Nonostante ciò, uno spiraglio di speranza si stava aprendo. La polizia non riuscivano ancora a capire dove nascondessi l’illecita sostanza, visto che non ne avevano trovato traccia. Compresi cosa possono provano le persone che commettono reati gravi e sentii che la mia vita aveva un valore pari a zero. Mi trovavo, sola, completamente privata di ogni sicurezza affettiva e di tutti quei diritti umani e civili che normalmente ci riempiono di sicurezza. Il valore della mia persona e della mia intera vita erano svaniti, volati via insieme a quell’aereo che ancora custodiva il mio bagaglio a mano, cellulare compreso. Sola, inerme, lontana, mi sentivo annegare in un ambiente che non provava la minima compassione o comprensione per me. Mi domandai come si potesse agire con tanta insensibilità nei confronti di una ragazza traumatizzata, ma evidentemente la polizia locale abituata a delinquenti furbi e senza scrupoli usa metodi altrettanto duri per applicare le leggi e capisco che per loro possa essere difficile distinguere i “buoni dai cattivi”.

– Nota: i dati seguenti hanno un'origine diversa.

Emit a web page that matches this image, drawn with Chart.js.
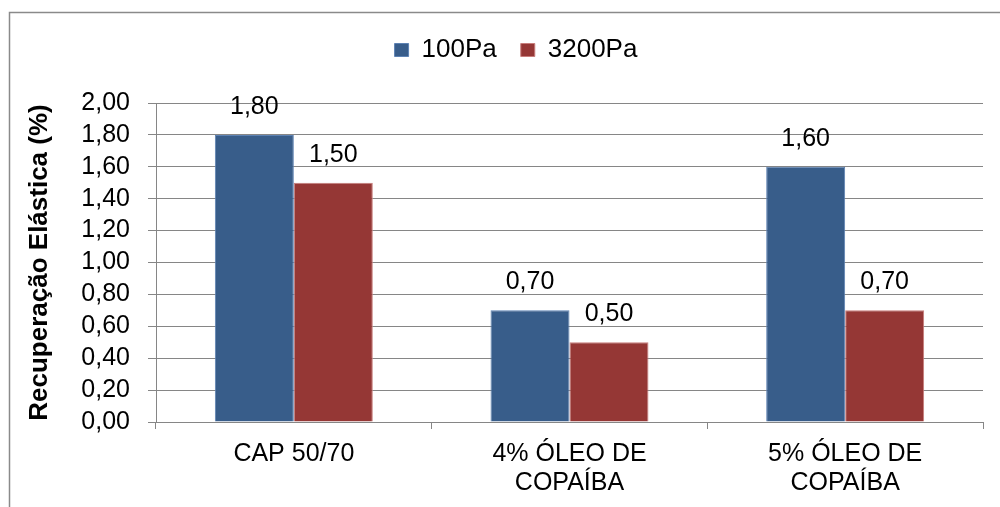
<!DOCTYPE html>
<html>
<head>
<meta charset="utf-8">
<script src="https://cdn.jsdelivr.net/npm/chart.js@4/dist/chart.umd.min.js"></script>
<style>
  html, body { margin: 0; padding: 0; background: #ffffff; }
  #wrap { width: 1000px; height: 507px; }
</style>
</head>
<body>
<div id="wrap"><canvas id="chart" width="1000" height="507"></canvas></div>
<script>
// Categories (multi-line labels as arrays)
const categories = [
  ['CAP 50/70'],
  ['4% ÓLEO DE', 'COPAÍBA'],
  ['5% ÓLEO DE', 'COPAÍBA']
];
const seriesNames = ['100Pa', '3200Pa'];
const values100Pa = [1.80, 0.70, 1.60];
const values3200Pa = [1.50, 0.50, 0.70];
const yTickValues = [0.00, 0.20, 0.40, 0.60, 0.80, 1.00, 1.20, 1.40, 1.60, 1.80, 2.00];
const yAxisTitle = 'Recuperação Elástica (%)';

const FONT = "'Liberation Sans', Arial, sans-serif";
const fmt = v => Number(v).toFixed(2).replace('.', ',');

Chart.defaults.font.family = FONT;
Chart.defaults.color = '#000000';

// White background and the outer frame line
const frame = {
  id: 'frame',
  beforeDraw(chart) {
    const ctx = chart.ctx;
    ctx.save();
    ctx.fillStyle = '#ffffff';
    ctx.fillRect(0, 0, chart.width, chart.height);
    ctx.strokeStyle = '#8a8a8a';
    ctx.lineWidth = 1.5;
    ctx.strokeRect(9.5, 12.5, chart.width + 20, chart.height + 20);
    ctx.restore();
  }
};

// Extra space under the legend and horizontal centring on the whole figure
const legendSpacing = {
  id: 'legendSpacing',
  beforeLayout(chart, args, opts) {
    const lg = chart.legend;
    if (lg && !lg._spaced) {
      const fit = lg.fit.bind(lg);
      lg.fit = function () { fit(); this.height += opts.extraHeight; };
      lg._spaced = true;
    }
  },
  afterLayout(chart, args, opts) {
    const lg = chart.legend;
    if (lg) { lg.left += opts.shiftX; lg.right += opts.shiftX; }
  }
};

// Value labels above each bar
const valueLabels = {
  id: 'valueLabels',
  afterDatasetsDraw(chart, args, opts) {
    const ctx = chart.ctx;
    ctx.save();
    ctx.font = opts.size + 'px ' + FONT;
    ctx.fillStyle = opts.color;
    ctx.textAlign = 'center';
    ctx.textBaseline = 'middle';
    chart.data.datasets.forEach((ds, i) => {
      chart.getDatasetMeta(i).data.forEach((bar, j) => {
        ctx.fillText(fmt(ds.data[j]), bar.x, bar.y - opts.offset);
      });
    });
    ctx.restore();
  }
};

new Chart(document.getElementById('chart'), {
  type: 'bar',
  data: {
    labels: categories,
    datasets: [
      {
        label: seriesNames[0],
        data: values100Pa,
        backgroundColor: '#385d8a',
        borderColor: '#5d82b3',
        borderWidth: 1
      },
      {
        label: seriesNames[1],
        data: values3200Pa,
        backgroundColor: '#953735',
        borderColor: '#c87d7b',
        borderWidth: 1
      }
    ]
  },
  options: {
    responsive: false,
    animation: false,
    devicePixelRatio: 1,
    barPercentage: 1,
    categoryPercentage: 0.573,
    layout: { padding: { top: 13, right: 17, bottom: 0, left: 0 } },
    plugins: {
      legend: {
        position: 'top',
        labels: {
          boxWidth: 14,
          boxHeight: 13,
          padding: 24,
          color: '#000000',
          font: { family: FONT, size: 26 }
        }
      },
      tooltip: { enabled: false },
      legendSpacing: { extraHeight: 30, shiftX: 24.5 },
      valueLabels: { size: 25, color: '#000000', offset: 28 }
    },
    scales: {
      x: {
        grid: {
          drawOnChartArea: false,
          drawTicks: true,
          tickLength: 7,
          color: '#868686',
          offset: true
        },
        border: { color: '#868686', width: 1 },
        ticks: {
          color: '#000000',
          font: { family: FONT, size: 25, lineHeight: 1.16 },
          padding: 11,
          maxRotation: 0,
          autoSkip: false
        },
        afterFit(scale) { scale.height = 85; }
      },
      y: {
        min: 0,
        max: 2,
        afterBuildTicks(scale) {
          scale.ticks = yTickValues.map(v => ({ value: v }));
        },
        ticks: {
          color: '#000000',
          font: { family: FONT, size: 25, lineHeight: 1 },
          padding: 18,
          autoSkip: false,
          callback: v => fmt(v)
        },
        grid: { color: '#868686', tickLength: 8 },
        border: { color: '#868686', width: 1 },
        title: {
          display: true,
          text: yAxisTitle,
          color: '#000000',
          font: { family: FONT, size: 26, weight: 'bold' },
          padding: { top: 24, bottom: 0 }
        },
        afterFit(scale) { scale.width = 156; }
      }
    }
  },
  plugins: [frame, legendSpacing, valueLabels]
});
</script>
</body>
</html>
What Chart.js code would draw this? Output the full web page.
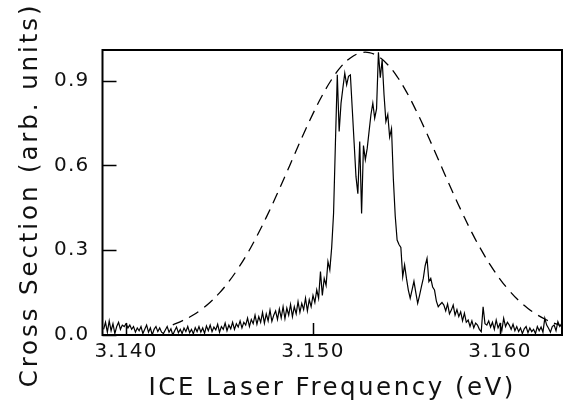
<!DOCTYPE html>
<html>
<head>
<meta charset="utf-8">
<script src="https://cdn.jsdelivr.net/npm/chart.js@4"></script>
<style>
  html, body { margin: 0; padding: 0; background: #fff; }
  canvas { display: block; }
</style>
</head>
<body>
<canvas id="chart1" width="572" height="408"></canvas>
<script>
// measured spectrum, sampled every 0.0001 eV starting at 3.1388 eV
const freqStart = 3.1388;
const freqStep = 0.0001;
const crossSection = [
  0.02, 0.045, 0.01, 0.05, 0.015, 0.04, 0.005, 0.03, 0.045, 0.02,
  0.035, 0.03, 0.04, 0.025, 0.035, 0.02, 0.03, 0.01, 0.025, 0.015,
  0.03, 0.005, 0.02, 0.035, 0.01, 0.025, 0.0, 0.02, 0.03, 0.012,
  0.025, 0.01, 0.005, 0.018, 0.03, 0.01, 0.022, 0.0, 0.015, 0.028,
  0.008, 0.02, 0.005, 0.025, 0.012, 0.03, 0.008, 0.02, 0.004, 0.026,
  0.012,
  0.03, 0.01, 0.025, 0.006, 0.032, 0.015, 0.035, 0.012, 0.028, 0.018,
  0.038, 0.01, 0.03, 0.02, 0.042, 0.015, 0.035, 0.022, 0.045, 0.02,
  0.04, 0.028, 0.05, 0.025, 0.045, 0.035, 0.06, 0.03, 0.055, 0.04,
  0.07, 0.038, 0.065, 0.045, 0.08, 0.042, 0.075, 0.05, 0.088, 0.048,
  0.07,
  0.085, 0.055, 0.092, 0.06, 0.1, 0.058, 0.095, 0.07, 0.108, 0.065,
  0.1, 0.075, 0.118, 0.08, 0.112, 0.09, 0.13, 0.085, 0.125, 0.1, 0.14,
  0.115, 0.16, 0.13, 0.224, 0.14, 0.2, 0.175, 0.26, 0.23, 0.31,
  0.43, 0.68, 0.92, 0.72, 0.82, 0.874, 0.926, 0.885, 0.915, 0.92,
  0.8, 0.68, 0.56, 0.5, 0.684, 0.43, 0.67, 0.62, 0.66, 0.72,
  0.78, 0.82, 0.767, 0.8, 1.0, 0.91, 0.973, 0.85, 0.755, 0.78,
  0.70, 0.73, 0.55, 0.42, 0.336, 0.32, 0.31, 0.206, 0.248, 0.2,
  0.159, 0.13, 0.16, 0.19, 0.15, 0.112, 0.14, 0.171, 0.2, 0.245,
  0.271, 0.189, 0.2, 0.17, 0.159, 0.12, 0.1,
  0.108,
  0.115, 0.106, 0.085, 0.11, 0.075, 0.088, 0.106, 0.07, 0.09, 0.065,
  0.082, 0.05, 0.077, 0.045, 0.053, 0.03, 0.05, 0.025, 0.042, 0.035,
  0.02, 0.012, 0.1, 0.04, 0.035, 0.05, 0.028, 0.045, 0.02, 0.053,
  0.025, 0.04, 0.015, 0.059, 0.03, 0.045, 0.035, 0.02, 0.038, 0.015,
  0.03, 0.012, 0.025, 0.005, 0.022, 0.03, 0.008, 0.025, 0.012, 0.02,
  0.005, 0.03, 0.015, 0.028, 0.01, 0.059, 0.035, 0.024, 0.01, 0.03,
  0.035, 0.015, 0.047, 0.03, 0.04,
];

// dashed envelope
const envFreq = [
  3.1425, 3.1430, 3.1435, 3.1440, 3.1445, 3.1450, 3.1455, 3.1460, 3.1465, 3.1470,
  3.1475, 3.1480, 3.1485, 3.1490, 3.1495, 3.1500, 3.1505, 3.1510, 3.1515, 3.1520,
  3.1525, 3.1530, 3.1535, 3.1540, 3.1545, 3.1550, 3.1555, 3.1560, 3.1565, 3.1570,
  3.1575, 3.1580, 3.1585, 3.1590, 3.1595, 3.1600, 3.1605, 3.1610, 3.1615, 3.1620,
  3.1625, 3.1630, 3.1633,
];
const envValues = [
  0.036, 0.050, 0.067, 0.089, 0.116, 0.149, 0.189, 0.236, 0.289, 0.350,
  0.416, 0.487, 0.561, 0.637, 0.712, 0.783, 0.848, 0.904, 0.949, 0.980,
  0.997, 0.999, 0.985, 0.956, 0.914, 0.860, 0.796, 0.726, 0.652, 0.576,
  0.501, 0.430, 0.362, 0.301, 0.246, 0.198, 0.157, 0.122, 0.094, 0.071,
  0.053, 0.039, 0.032,
];

const xTicks = [3.140, 3.150, 3.160];
const yTicks = [0.0, 0.3, 0.6, 0.9];
const xTitle = 'ICE Laser Frequency (eV)';
const yTitle = 'Cross Section (arb. units)';

const spectrum = crossSection.map((v, i) => ({
  x: +(freqStart + i * freqStep).toFixed(4),
  y: v,
}));
const envelope = envFreq.map((f, i) => ({ x: f, y: envValues[i] }));

const tickFont = { family: 'DejaVu Sans', size: 20 };

// wider letter spacing, like the plotter font of the original
const spacingPlugin = {
  id: 'spacing',
  beforeDraw(chart) { chart.ctx.letterSpacing = '1.2px'; },
  afterDraw(chart) { chart.ctx.letterSpacing = '0px'; },
};

// frame, inward ticks and axis titles
const framePlugin = {
  id: 'frame',
  afterDraw(chart) {
    const { ctx, chartArea: a, scales } = chart;
    ctx.save();
    ctx.strokeStyle = '#000';
    ctx.lineWidth = 2;
    ctx.strokeRect(a.left, a.top, a.right - a.left, a.bottom - a.top);
    ctx.lineWidth = 1.5;
    ctx.beginPath();
    scales.x.ticks.forEach(t => {
      const px = Math.round(scales.x.getPixelForValue(t.value)) + 0.5;
      ctx.moveTo(px, a.bottom);
      ctx.lineTo(px, a.bottom - 12);
    });
    scales.y.ticks.forEach(t => {
      const py = Math.round(scales.y.getPixelForValue(t.value)) + 0.5;
      ctx.moveTo(a.left, py);
      ctx.lineTo(a.left + 14, py);
    });
    ctx.stroke();

    ctx.fillStyle = '#111';
    ctx.font = '24.5px "DejaVu Sans"';
    ctx.textAlign = 'center';
    ctx.textBaseline = 'alphabetic';
    ctx.letterSpacing = '2.5px';
    ctx.fillText(xTitle, (a.left + a.right) / 2, 395);
    ctx.letterSpacing = '2.9px';
    ctx.translate(37, 195);
    ctx.rotate(-Math.PI / 2);
    ctx.fillText(yTitle, 0, 0);
    ctx.restore();
  },
};

const config = {
  type: 'line',
  data: {
    datasets: [
      {
        data: spectrum,
        borderColor: '#000',
        borderWidth: 1.2,
        pointRadius: 0,
        tension: 0,
        fill: false,
      },
      {
        data: envelope,
        borderColor: '#000',
        borderWidth: 1.3,
        borderDash: [11, 7],
        pointRadius: 0,
        tension: 0.4,
        fill: false,
      },
    ],
  },
  options: {
    responsive: false,
    animation: false,
    devicePixelRatio: 1,
    layout: { padding: { top: 50, right: 10, left: 0, bottom: 0 } },
    plugins: { legend: { display: false }, tooltip: { enabled: false } },
    scales: {
      x: {
        type: 'linear',
        min: 3.13874,
        max: 3.16332,
        grid: { display: false, drawTicks: false },
        border: { display: false },
        afterBuildTicks: s => { s.ticks = xTicks.map(v => ({ value: v })); },
        afterFit: s => { s.height = 73; },
        ticks: {
          font: tickFont,
          color: '#111',
          padding: 5,
          maxRotation: 0,
          callback: v => v.toFixed(3),
        },
      },
      y: {
        min: 0,
        max: 1.008,
        grid: { display: false, drawTicks: false },
        border: { display: false },
        afterBuildTicks: s => { s.ticks = yTicks.map(v => ({ value: v })); },
        afterFit: s => { s.width = 102.5; },
        ticks: {
          font: tickFont,
          color: '#111',
          padding: 13,
          callback: v => v.toFixed(1),
        },
      },
    },
  },
  plugins: [spacingPlugin, framePlugin],
};

var myChart = new Chart(document.getElementById('chart1'), config);
</script>
</body>
</html>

A distanza di 4 anni, pur sforzandomi, non riesco a ricordare il momento in cui i miei accusatori decisero di lasciarmi andare. Si dice che la mente rimuova dalla memoria le esperienze scioccanti il cui ricordo sarebbe troppo doloroso o invasivo. Probabilmente anch’io ho inconsciamente cancellato i dettagli. Rammento solamente che dopo una notte intera rinchiusa in quella stanzina, le porte del paradiso vennero finalmente aperte. Ero libera e avevo riacquistato il mio status di persona rispettabile. Qualcuno mi disse che si era trattato di un errore. Ero confusa, provavo abbia e un senso d’ingiustizia. Come avevano potuto farmi questo per poi lavarsi la coscienza con una banalissima frase? Lasciai tutto alla mie spalle. Mi pagai la colazione (ero digiuna dal giorno prima), prenotai un volo sostitutivo, rintracciai i miei bagagli e voltai pagina.

L’unico strascico, una certa avversione per aeri e aeroporti ebbe inizio…a pensarci bene, un paradosso per una viaggiatrice solitaria!  Ma la vita trova sempre il modo per metterci alla prova, non credete?